SpaceX's shares have plummeted to their initial public offering (IPO) price of $135 just six weeks after their debut, leading to significant gains for short sellers who capitalized on this downturn.
Recent Market Performance
On July 16, 2026, SpaceX (ticker: SPCX) reached an intraday low of $132.15, marking a stark decline from a peak of $225.64 shortly after the IPO. This drop translates to a loss of around 41% from the peak and effectively strips away all initial gains made following the June 12 IPO, which raised approximately $75 billion in capital.
Short sellers have raked in approximately $8.7 billion in profits during this period. Just a day prior, profits for these investors stood at around $3.88 billion, indicating a rapid acceleration in bearish trading as the stock price continued to falter.

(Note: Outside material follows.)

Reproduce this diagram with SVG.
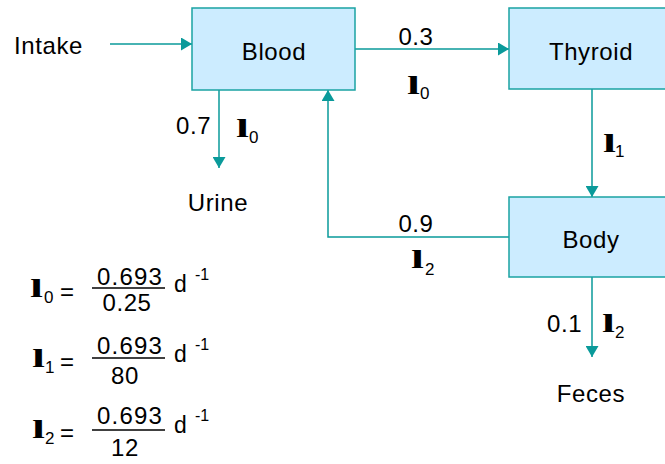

Investor Concerns and Market Sentiment
Two critical announcements from SpaceX appear to have triggered this sharp decline:
- The company revealed plans to offer senior unsecured notes, suggesting a willingness to take on substantial new debt after already raising significant equity.
- SpaceX disclosed a $60 billion acquisition deal predominantly reliant on stock transactions, raising concerns about shareholder dilution.
As a result, short interest in the stock has surged from a modest 5-7% around the IPO to approximately 28% currently, which indicates a growing sentiment among investors that the stock remains overvalued.
For those who entered the market above the IPO price and are now holding SPCX shares, the outlook is grim. The risk of dilution from the acquisition and potential yields on the upcoming bond sale could catalyze further selling pressure if market confidence deteriorates. Investors are advised to monitor these developments closely as they could significantly impact the stock's trajectory.
This material is informational and should not be considered financial advice.